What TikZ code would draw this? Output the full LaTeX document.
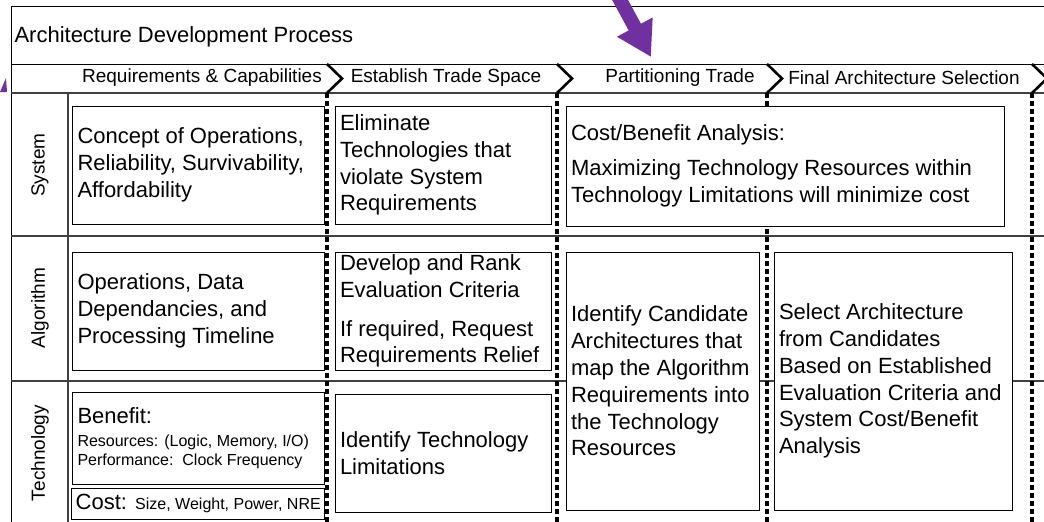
\documentclass[tikz,border=0pt]{standalone}
\usepackage{fontspec}
\setmainfont{Liberation Sans}
\usetikzlibrary{arrows.meta,positioning}
\definecolor{callout}{HTML}{7030A0}
\definecolor{lanerule}{HTML}{404040}
\newcommand{\detailfont}{\fontsize{16}{19}\selectfont}
\tikzset{
  cell_box/.style={draw=black,fill=white,line width=0.8pt,inner xsep=5pt,inner ysep=2pt,
    align=flush left,font=\fontsize{22}{26.8}\selectfont},
  lane_label/.style={rotate=90,font=\fontsize{19}{22}\selectfont},
  stage_label/.style={font=\fontsize{19}{22}\selectfont},
  lane_line/.style={draw=lanerule,line width=1.5pt},
  stage_split/.style={line width=3.2pt,dash pattern=on 5pt off 3pt},
  chevron/.style={line width=2.6pt,line join=miter},
  big_arr/.style={-{Triangle[length=34pt,width=38pt]},draw=callout,line width=14pt},
}

\begin{document}
\begin{tikzpicture}[x=1pt,y=-1pt]
  \useasboundingbox (0,0) rectangle (1044,522);
  \clip (0,0) rectangle (1044,522);

  % frame, title band and stage band
  \draw[line width=1pt] (11,522) -- (11,6) -- (1044,6);
  \draw[line width=1pt] (11,64) -- (1044,64);
  \draw[lane_line,line width=2pt] (11,93) -- (1044,93);
  \node[anchor=west,font=\fontsize{22}{26.8}\selectfont] (title) at (11,37) {Architecture Development Process};

  % lanes
  \draw[lane_line] (68,93) -- (68,522);
  \draw[lane_line] (11,236) -- (1044,236);
  \draw[lane_line] (11,381) -- (1044,381);
  \node[lane_label] (lane_sys) at (40,165) {System};
  \node[lane_label] (lane_alg) at (40,308) {Algorithm};
  \node[lane_label] (lane_tech) at (40,453) {Technology};

  % stage chevrons and splits
  \draw[chevron] (327,64) -- (342,78.5) -- (327,93);
  \draw[chevron] (557,64) -- (572,78.5) -- (557,93);
  \draw[chevron] (767,64) -- (782,78.5) -- (767,93);
  \draw[chevron] (1032,64) -- (1047,78.5) -- (1032,93);
  \draw[stage_split] (327,93) -- (327,522);
  \draw[stage_split] (557,93) -- (557,522);
  \draw[stage_split] (767,93) -- (767,522);
  \draw[stage_split] (1032,93) -- (1032,522);
  \node[stage_label] (st_req) at (202,78) {Requirements \& Capabilities};
  \node[stage_label] (st_space) at (446,78) {Establish Trade Space};
  \node[stage_label] (st_part) at (680,78) {Partitioning Trade};
  \node[stage_label] (st_final) at (904,78) {Final Architecture Selection};

  % system lane
  \node[cell_box,text width=241.5pt,minimum height=118pt] (sys_req) at (198.25,165)
    {Concept of Operations,\\Reliability, Survivability,\\Affordability};
  \node[cell_box,text width=206pt,minimum height=118pt] (sys_space) at (443,165)
    {Eliminate\\Technologies that\\violate System\\Requirements};
  \node[cell_box,text width=428pt,minimum height=120pt] (sys_part) at (785,166)
    {Cost/Benefit Analysis:\\[8pt]Maximizing Technology Resources within\\Technology Limitations will minimize cost};

  % algorithm lane
  \node[cell_box,text width=241.5pt,minimum height=118pt] (alg_req) at (198.25,311)
    {Operations, Data\\Dependancies, and\\Processing Timeline};
  \node[cell_box,text width=206pt,minimum height=118pt] (alg_space) at (443,311)
    {Develop and Rank\\Evaluation Criteria\\[12pt]If required, Request\\Requirements Relief};
  \node[cell_box,text width=183pt,minimum height=258pt] (alg_part) at (662.5,381)
    {Identify Candidate\\Architectures that\\map the Algorithm\\Requirements into\\the Technology\\Resources};
  \node[cell_box,text width=228pt,minimum height=258pt] (alg_final) at (893,381)
    {Select Architecture\\from Candidates\\Based on Established\\Evaluation Criteria and\\System Cost/Benefit\\Analysis};

  % technology lane
  \node[cell_box,text width=241.5pt,minimum height=92pt] (tech_gain) at (198.25,438)
    {Benefit:\\[-3pt]\mbox{\detailfont Resources: (Logic, Memory, I/O)}\\[-8pt]\mbox{\detailfont Performance:\ \ Clock Frequency}};
  \node[cell_box,minimum width=251.5pt,minimum height=31pt,inner xsep=4pt] (tech_cost) at (198.25,503.5)
    {Cost: {\detailfont Size, Weight, Power, NRE}};
  \node[cell_box,text width=206pt,minimum height=118pt] (tech_space) at (443,453)
    {Identify Technology\\Limitations};

  % callout arrows
  \coordinate (arr_tail) at (612,-15);
  \coordinate (arr_tip) at (651,57);
  \draw[big_arr] (arr_tail) -- (arr_tip);
  \fill[callout] (0,92) -- (7,92) -- (6,78) -- cycle;
\end{tikzpicture}
\end{document}
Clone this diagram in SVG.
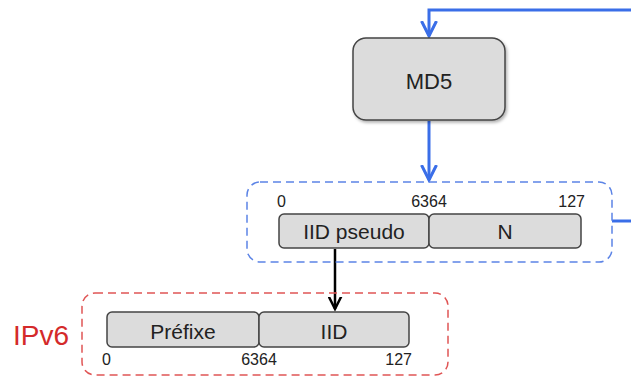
<svg xmlns="http://www.w3.org/2000/svg" width="631" height="379" viewBox="0 0 631 379">
<defs>
<style>
.box{fill:#dcdcdc;stroke:#444;stroke-width:1.5}
.t{font-family:"Liberation Sans",Arial,sans-serif;fill:#222}
.lbl{font-size:21px;text-anchor:middle}
.num{font-size:16px}
.blue{stroke:#3a6ee8;stroke-width:3;fill:none}
</style>
<marker id="ab" markerWidth="6" markerHeight="6" refX="5" refY="3" orient="auto" markerUnits="strokeWidth"><path d="M0,0.5 L5,3 L0,5.5" fill="none" stroke="#3a6ee8" stroke-width="1"/></marker>
<marker id="ak" markerWidth="6" markerHeight="6" refX="5" refY="3" orient="auto" markerUnits="strokeWidth"><path d="M0,0.5 L5,3 L0,5.5" fill="none" stroke="#000" stroke-width="1"/></marker>
<filter id="sh" x="-10%" y="-10%" width="130%" height="130%"><feDropShadow dx="1.5" dy="2" stdDeviation="1.5" flood-color="#000" flood-opacity="0.3"/></filter>
</defs>
<g id="connectors">
<path class="blue" d="M631,10 H429 V36" marker-end="url(#ab)"/>
<path class="blue" d="M429,121 V180" marker-end="url(#ab)"/>
<path class="blue" d="M612,221 H631"/>
<path d="M335,249 V309" stroke="#000" stroke-width="2.5" fill="none" marker-end="url(#ak)"/>
</g>
<g id="md5">
<rect class="box" x="353" y="38" width="152" height="82" rx="13" filter="url(#sh)"/>
<text class="t" x="429" y="89" font-size="22" text-anchor="middle">MD5</text>
</g>
<g id="pseudo">
<rect x="247" y="182" width="365" height="80" rx="13" fill="none" stroke="#5c84e6" stroke-width="1.5" stroke-dasharray="8,5"/>
<rect class="box" x="279" y="214" width="150" height="34" rx="5"/>
<rect class="box" x="429" y="214" width="152" height="34" rx="5"/>
<text class="t lbl" x="354" y="239">IID pseudo</text>
<text class="t lbl" x="505" y="239">N</text>
<text class="t num" x="277" y="207">0</text>
<text class="t num" x="429" y="207" text-anchor="middle">6364</text>
<text class="t num" x="585" y="207" text-anchor="end">127</text>
</g>
<g id="ipv6">
<rect x="82" y="293" width="366" height="82" rx="13" fill="none" stroke="#e05555" stroke-width="1.5" stroke-dasharray="8,5"/>
<rect class="box" x="107" y="312" width="152" height="35" rx="5"/>
<rect class="box" x="259" y="312" width="150" height="35" rx="5"/>
<text class="t lbl" x="183" y="339">Préfixe</text>
<text class="t lbl" x="334" y="339">IID</text>
<text class="t num" x="102" y="365">0</text>
<text class="t num" x="259" y="365" text-anchor="middle">6364</text>
<text class="t num" x="412" y="365" text-anchor="end">127</text>
<text x="13" y="345" font-family="Liberation Sans,Arial,sans-serif" font-size="28" fill="#d42a2a">IPv6</text>
</g>
</svg>
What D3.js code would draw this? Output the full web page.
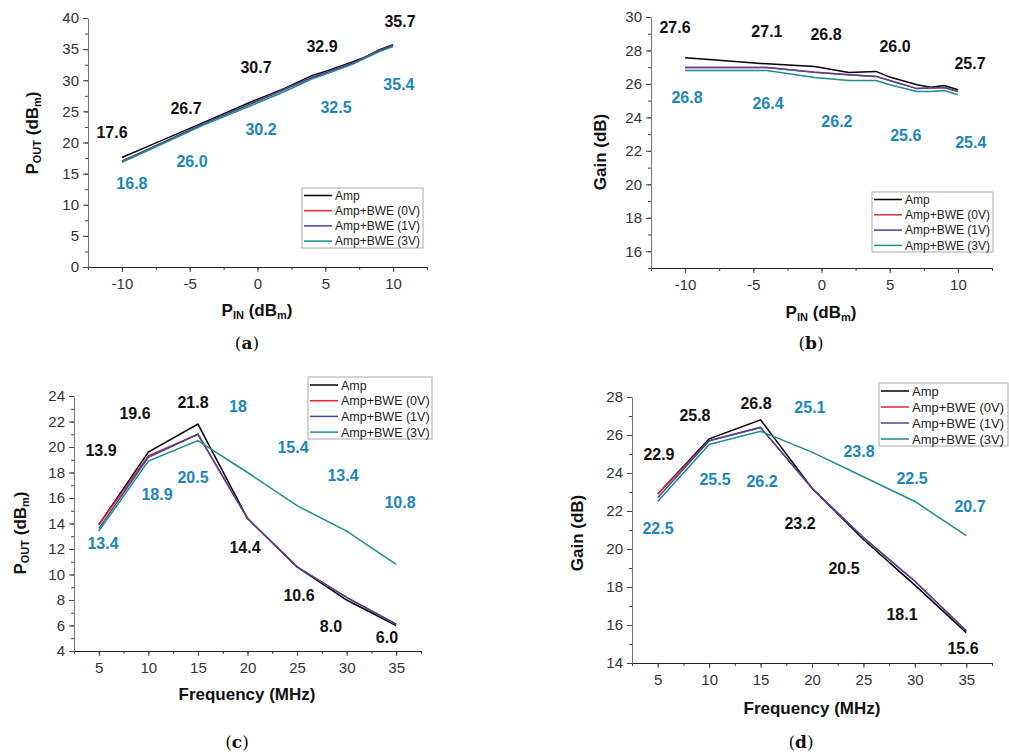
<!DOCTYPE html>
<html>
<head>
<meta charset="utf-8">
<script src="https://cdn.jsdelivr.net/npm/d3@7"></script>
<style>
  body { margin: 0; background: #fff; }
  svg { display: block; font-family: Arial, "Liberation Sans", sans-serif; }
</style>
</head>
<body>
<svg id="chart" width="1009" height="752"></svg>
<script>
// ---- data ----
const seriesNames = ['Amp', 'Amp+BWE (0V)', 'Amp+BWE (1V)', 'Amp+BWE (3V)'];
const seriesColors = ['#000000', '#e8262a', '#4646a8', '#17918a'];

// (a) and (b): input power sweep
const pin = [-10, -8, -4, -0.5, 2, 4, 5, 7, 8, 9, 10];
const poutAmp = [17.6, 19.45, 23.2, 26.5, 28.7, 30.75, 31.4, 32.95, 33.8, 34.9, 35.7];
const pout0V  = [17.0, 18.98, 23.0, 26.2, 28.55, 30.45, 31.2, 32.72, 33.75, 34.78, 35.55];
const pout1V  = [17.0, 18.98, 23.0, 26.2, 28.55, 30.45, 31.2, 32.72, 33.75, 34.78, 35.55];
const pout3V  = [16.8, 18.8, 22.8, 25.9, 28.2, 30.2, 30.95, 32.55, 33.6, 34.6, 35.4];

const gainAmp = [27.56, 27.45, 27.2, 27.04, 26.69, 26.75, 26.41, 25.95, 25.8, 25.9, 25.65];
const gain0V  = [26.98, 26.98, 26.98, 26.7, 26.55, 26.45, 26.2, 25.72, 25.75, 25.78, 25.55];
const gain1V  = [26.98, 26.98, 26.98, 26.7, 26.55, 26.45, 26.2, 25.72, 25.75, 25.78, 25.55];
const gain3V  = [26.8, 26.8, 26.8, 26.38, 26.2, 26.2, 25.95, 25.55, 25.55, 25.6, 25.35];

// (c) and (d): frequency sweep
const freq = [5, 10, 15, 20, 25, 30, 35];
const fPoutAmp = [13.9, 19.6, 21.8, 14.4, 10.6, 8.0, 6.0];
const fPout0V  = [13.9, 19.3, 21.0, 14.4, 10.6, 8.2, 6.1];
const fPout1V  = [13.6, 19.2, 21.0, 14.4, 10.6, 8.2, 6.1];
const fPout3V  = [13.4, 18.9, 20.5, 18.0, 15.4, 13.4, 10.8];

const fGainAmp = [22.9, 25.8, 26.8, 23.2, 20.5, 18.1, 15.6];
const fGain0V  = [22.9, 25.7, 26.4, 23.2, 20.6, 18.3, 15.7];
const fGain1V  = [22.7, 25.7, 26.4, 23.2, 20.6, 18.3, 15.7];
const fGain3V  = [22.5, 25.5, 26.2, 25.1, 23.8, 22.5, 20.7];

// value labels: [text, x, y] in data units
const labelsA_amp = [['17.6', -10.73, 21.7], ['26.7', -5.27, 25.5], ['30.7', -0.11, 32.1], ['32.9', 4.76, 35.5], ['35.7', 10.51, 39.4]];
const labelsA_bwe = [['16.8', -9.26, 13.5], ['26.0', -4.83, 17.0], ['30.2', 0.26, 22.2], ['32.5', 5.79, 25.7], ['35.4', 10.43, 29.4]];
const labelsB_amp = [['27.6', -10.74, 29.4], ['27.1', -4.0, 29.16], ['26.8', 0.33, 28.98], ['26.0', 5.39, 28.27], ['25.7', 10.89, 27.25]];
const labelsB_bwe = [['26.8', -9.86, 25.22], ['26.4', -3.92, 24.86], ['26.2', 1.13, 23.78], ['25.6', 6.18, 22.95], ['25.4', 10.94, 22.53]];
const labelsC_amp = [['13.9', 5.22, 19.76], ['19.6', 8.65, 22.67], ['21.8', 14.5, 23.53], ['14.4', 19.75, 12.16], ['10.6', 25.2, 8.39], ['8.0', 28.42, 5.96], ['6.0', 34.07, 5.1]];
const labelsC_bwe = [['13.4', 5.43, 12.47], ['18.9', 10.87, 16.31], ['20.5', 14.5, 17.65], ['18', 19.04, 23.2], ['15.4', 24.59, 20.0], ['13.4', 29.63, 17.8], ['10.8', 35.38, 15.69]];
const labelsD_amp = [['22.9', 5.12, 25.0], ['25.8', 8.62, 27.05], ['26.8', 14.56, 27.68], ['23.2', 18.83, 21.37], ['20.5', 23.11, 19.0], ['18.1', 28.75, 16.58], ['15.6', 34.68, 14.79]];
const labelsD_bwe = [['22.5', 5.03, 21.1], ['25.5', 10.57, 23.68], ['26.2', 15.14, 23.58], ['25.1', 19.8, 27.47], ['23.8', 24.57, 25.16], ['22.5', 29.72, 23.74], ['20.7', 35.36, 22.26]];

const pinTicks = [-10, -5, 0, 5, 10];
const freqTicks = [5, 10, 15, 20, 25, 30, 35];

// ---- drawing ----
const svg = d3.select('#chart');
const annBlue = '#1a86c0';

function drawPanel(p) {
  const x = d3.scaleLinear().domain(p.xDomain).range(p.xRange);
  const y = d3.scaleLinear().domain(p.yDomain).range(p.yRange);
  const g = svg.append('g');

  // minor ticks
  g.append('g').attr('transform', `translate(0,${p.yRange[0]})`)
    .call(d3.axisBottom(x).tickValues(p.xMinor).tickSize(3).tickFormat(''))
    .call(s => s.select('.domain').remove());
  g.append('g').attr('transform', `translate(${p.xRange[0]},0)`)
    .call(d3.axisLeft(y).tickValues(p.yMinor).tickSize(3).tickFormat(''))
    .call(s => s.select('.domain').remove());

  // major axes
  const xa = g.append('g').attr('transform', `translate(0,${p.yRange[0]})`)
    .call(d3.axisBottom(x).tickValues(p.xTicks).tickSize(5).tickSizeOuter(0).tickPadding(6));
  const ya = g.append('g').attr('transform', `translate(${p.xRange[0]},0)`)
    .call(d3.axisLeft(y).tickValues(p.yTicks).tickSize(5).tickSizeOuter(0).tickPadding(4));
  [xa, ya].forEach(a => {
    a.selectAll('text').attr('font-size', 15).attr('fill', '#333').attr('font-family', 'Arial, "Liberation Sans", sans-serif');
  });
  xa.select('.domain').attr('stroke', '#222');
  ya.select('.domain').attr('stroke', '#777');
  g.selectAll('.tick line').attr('stroke', '#444');
  xa.selectAll('text').text(d => d < 0 ? '-' + Math.abs(d) : d);

  // lines
  const line = d3.line().x(d => x(d[0])).y(d => y(d[1]));
  p.series.forEach((vals, i) => {
    g.append('path')
      .datum(p.xs.map((xv, j) => [xv, vals[j]]))
      .attr('d', line)
      .attr('fill', 'none')
      .attr('stroke', seriesColors[i])
      .attr('stroke-width', 1.5);
  });

  // value labels
  const addLabels = (arr, color) => arr.forEach(([t, lx, ly]) => {
    g.append('text').attr('x', x(lx)).attr('y', y(ly)).attr('dy', '0.36em')
      .attr('text-anchor', 'middle').attr('font-size', 16).attr('font-weight', 'bold')
      .attr('fill', color).text(t);
  });
  addLabels(p.labelsAmp, '#111');
  addLabels(p.labelsBwe, annBlue);

  // legend
  const L = p.legend;
  g.append('rect').attr('x', L.x).attr('y', L.y).attr('width', L.w).attr('height', L.h)
    .attr('fill', '#fff').attr('stroke', '#aaa').attr('stroke-width', 1);
  seriesNames.forEach((name, i) => {
    const ry = L.y + L.first + i * L.step;
    g.append('line').attr('x1', L.x + 2).attr('x2', L.x + 30).attr('y1', ry).attr('y2', ry)
      .attr('stroke', seriesColors[i]).attr('stroke-width', 1.5);
    g.append('text').attr('x', L.x + 33).attr('y', ry).attr('dy', '0.36em')
      .attr('font-size', L.fs).attr('fill', '#222').text(name);
  });

  // axis titles
  const midX = (p.xRange[0] + p.xRange[1]) / 2;
  const xt = g.append('text').attr('x', p.xTitle.x).attr('y', p.xTitle.y)
    .attr('text-anchor', 'middle').attr('font-size', 17).attr('font-weight', 'bold').attr('fill', '#111');
  p.xTitle.parts.forEach(([t, sub]) => {
    const ts = xt.append('tspan').text(t);
    if (sub) ts.attr('font-size', 11).attr('baseline-shift', '-30%');
  });
  const yt = g.append('text')
    .attr('transform', `translate(${p.yTitle.x},${p.yTitle.y}) rotate(-90)`)
    .attr('text-anchor', 'middle').attr('font-size', 17).attr('font-weight', 'bold').attr('fill', '#111');
  p.yTitle.parts.forEach(([t, sub]) => {
    const ts = yt.append('tspan').text(t);
    if (sub) ts.attr('font-size', 11).attr('baseline-shift', '-30%');
  });

  // caption
  const cap = svg.append('text').attr('x', p.caption.x).attr('y', p.caption.y)
    .attr('text-anchor', 'middle').attr('font-family', '"DejaVu Serif", "Liberation Serif", serif')
    .attr('font-size', 17).attr('fill', '#111');
  cap.append('tspan').text('(');
  cap.append('tspan').attr('font-weight', 'bold').text(p.caption.t);
  cap.append('tspan').text(')');
}

const range = (a, b, s) => d3.range(a, b + s / 2, s);

const poutTitle = [['P'], ['OUT', true], [' (dB'], ['m', true], [')']];
const pinTitle = [['P'], ['IN', true], [' (dB'], ['m', true], [')']];

drawPanel({
  xDomain: [-12.5, 12.5], yDomain: [0, 40], xRange: [88, 427], yRange: [267, 18],
  xTicks: pinTicks, xMinor: range(-12.5, 12.5, 2.5), yTicks: range(0, 40, 5), yMinor: range(0, 40, 2.5),
  xs: pin, series: [poutAmp, pout0V, pout1V, pout3V],
  labelsAmp: labelsA_amp, labelsBwe: labelsA_bwe,
  legend: { x: 302, y: 188, w: 121, h: 60, first: 7.5, step: 15.2, fs: 12 },
  xTitle: { x: 257, y: 316, parts: pinTitle },
  yTitle: { x: 38, y: 133, parts: poutTitle },
  caption: { x: 247, y: 349, t: 'a' }
});

drawPanel({
  xDomain: [-12.5, 12.5], yDomain: [15, 30], xRange: [651, 992], yRange: [268, 17],
  xTicks: pinTicks, xMinor: range(-12.5, 12.5, 2.5), yTicks: range(16, 30, 2), yMinor: range(15, 30, 1),
  xs: pin, series: [gainAmp, gain0V, gain1V, gain3V],
  labelsAmp: labelsB_amp, labelsBwe: labelsB_bwe,
  legend: { x: 872, y: 192, w: 121, h: 60, first: 7.5, step: 15.3, fs: 12 },
  xTitle: { x: 821, y: 318, parts: pinTitle },
  yTitle: { x: 606, y: 152, parts: [['Gain (dB)']] },
  caption: { x: 811, y: 349, t: 'b' }
});

drawPanel({
  xDomain: [2.5, 37.5], yDomain: [4, 24], xRange: [74, 421], yRange: [651, 396],
  xTicks: freqTicks, xMinor: range(2.5, 37.5, 2.5), yTicks: range(4, 24, 2), yMinor: range(4, 24, 1),
  xs: freq, series: [fPoutAmp, fPout0V, fPout1V, fPout3V],
  labelsAmp: labelsC_amp, labelsBwe: labelsC_bwe,
  legend: { x: 308, y: 377, w: 124, h: 62, first: 8, step: 15.7, fs: 12.5 },
  xTitle: { x: 247, y: 700, parts: [['Frequency (MHz)']] },
  yTitle: { x: 26, y: 533, parts: poutTitle },
  caption: { x: 237, y: 748, t: 'c' }
});

drawPanel({
  xDomain: [2.5, 37.5], yDomain: [14, 28], xRange: [632, 992], yRange: [663, 397],
  xTicks: freqTicks, xMinor: range(2.5, 37.5, 2.5), yTicks: range(14, 28, 2), yMinor: range(14, 28, 1),
  xs: freq, series: [fGainAmp, fGain0V, fGain1V, fGain3V],
  labelsAmp: labelsD_amp, labelsBwe: labelsD_bwe,
  legend: { x: 879, y: 383, w: 129, h: 63, first: 8, step: 16, fs: 13 },
  xTitle: { x: 812, y: 714, parts: [['Frequency (MHz)']] },
  yTitle: { x: 583, y: 533, parts: [['Gain (dB)']] },
  caption: { x: 801, y: 748, t: 'd' }
});
</script>
</body>
</html>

──────────

GIVEN EXERCISE. Copy exactly the material above from the line with "What D3.js code" to the line with "['#000000', '#e8262a', '#4646a8', '#17918a'];", ends included, and nothing else. Leave out any picture.

FINISHED TASK.
What D3.js code would draw this? Output the full web page.
<!DOCTYPE html>
<html>
<head>
<meta charset="utf-8">
<script src="https://cdn.jsdelivr.net/npm/d3@7"></script>
<style>
  body { margin: 0; background: #fff; }
  svg { display: block; font-family: Arial, "Liberation Sans", sans-serif; }
</style>
</head>
<body>
<svg id="chart" width="1009" height="752"></svg>
<script>
// ---- data ----
const seriesNames = ['Amp', 'Amp+BWE (0V)', 'Amp+BWE (1V)', 'Amp+BWE (3V)'];
const seriesColors = ['#000000', '#e8262a', '#4646a8', '#17918a'];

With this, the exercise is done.